*Given task*
Please, without the pictures, retype exactly the lines from the start of the material through the line that holds "from matplotlib.lines import Line2D".

*Dataset content*

------------------------------------------------------------------------

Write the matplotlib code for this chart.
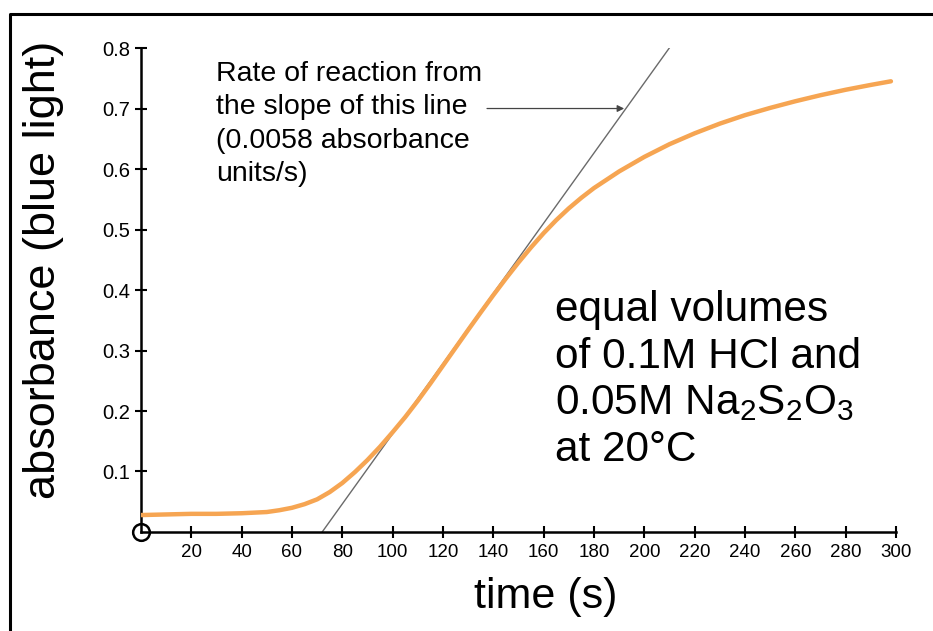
import numpy as np
import matplotlib.pyplot as plt
from matplotlib.lines import Line2D

plt.rcParams['font.family'] = ['Liberation Sans', 'DejaVu Sans']
plt.rcParams['mathtext.fontset'] = 'custom'
plt.rcParams['mathtext.rm'] = 'Liberation Sans'

# absorbance readings
t = [0, 10, 20, 30, 40, 50, 55, 60, 65, 70, 75, 80, 85, 90, 95, 100, 105,
     110, 115, 120, 125, 130, 135, 140, 145, 150, 155, 160, 165, 170, 175,
     180, 190, 200, 210, 220, 230, 240, 250, 260, 270, 280, 290, 298]
A = [0.028, 0.029, 0.030, 0.030, 0.031, 0.033, 0.036, 0.040, 0.046, 0.054,
     0.066, 0.081, 0.099, 0.119, 0.141, 0.165, 0.190, 0.217, 0.2455, 0.275,
     0.3045, 0.334, 0.363, 0.3915, 0.419, 0.4455, 0.4705, 0.494, 0.5155,
     0.535, 0.5525, 0.5685, 0.596, 0.620, 0.641, 0.659, 0.675, 0.689, 0.701,
     0.712, 0.722, 0.731, 0.739, 0.745]

# tangent line: slope 0.0058 /s, crosses zero at 72 s
slope = 0.0058
t0 = 72
t_tan = [t0, t0 + 0.8 / slope]
A_tan = [slope * (x - t0) for x in t_tan]

xticks = list(range(20, 301, 20))
yticks = [0.1, 0.2, 0.3, 0.4, 0.5, 0.6, 0.7, 0.8]

fig = plt.figure(figsize=(9.33, 6.31), dpi=100)
ax = fig.add_axes([0.1511, 0.1569, 0.8092, 0.7670])

ax.plot(t, A, color='#f6a552', lw=3.2, solid_capstyle='round', zorder=3)
ax.plot(t_tan, A_tan, color='#6a6a6a', lw=1.0, zorder=2)

ax.set_xlim(0, 300)
ax.set_ylim(0, 0.8)
ax.set_xticks(xticks)
ax.set_yticks(yticks)
ax.set_yticklabels([f'{v:.1f}' for v in yticks])
ax.tick_params(direction='inout', length=9, width=1.5, pad=4)
ax.tick_params(axis='x', labelsize=13.5)
ax.tick_params(axis='y', labelsize=14.5, pad=3)
for s in ['top', 'right']:
    ax.spines[s].set_visible(False)
for s in ['left', 'bottom']:
    ax.spines[s].set_linewidth(1.8)
ax.plot([0], [0], 'o', ms=12, mfc='none', mec='black', mew=1.8,
        clip_on=False, zorder=5)

ax.set_xlabel('time (s)', fontsize=31)
ax.xaxis.set_label_coords(0.536, -0.093)
ax.set_ylabel('absorbance (blue light)', fontsize=32.5)
ax.yaxis.set_label_coords(-0.102, 0.541)

ax.annotate('', xy=(192, 0.70), xytext=(137.5, 0.70),
            arrowprops=dict(arrowstyle='-|>', color='#444444', lw=0.9,
                            mutation_scale=10, shrinkA=0, shrinkB=0))
# va='baseline' pins the last line's baseline
ax.text(29.8, 0.580, 'Rate of reaction from\nthe slope of this line\n'
        '(0.0058 absorbance\nunits/s)', fontsize=20.5, va='baseline',
        ha='left', linespacing=1.37)
ax.text(164.5, 0.117, 'equal volumes\nof 0.1M HCl and\n'
        r'0.05M Na$\mathregular{_2}$S$\mathregular{_2}$O$\mathregular{_3}$'
        '\nat 20\u00b0C', fontsize=30.5, va='baseline', ha='left',
        linespacing=1.22)

# frame around the picture
fig.add_artist(Line2D([10 / 933, 10 / 933, 1.0], [0.0, 1 - 14 / 631, 1 - 14 / 631],
                      transform=fig.transFigure, color='black', lw=2.2))

fig.savefig('out.png', dpi=100)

------------------------------------------------------------------------

*Exercise output*
Write the matplotlib code for this chart.
import numpy as np
import matplotlib.pyplot as plt
from matplotlib.lines import Line2D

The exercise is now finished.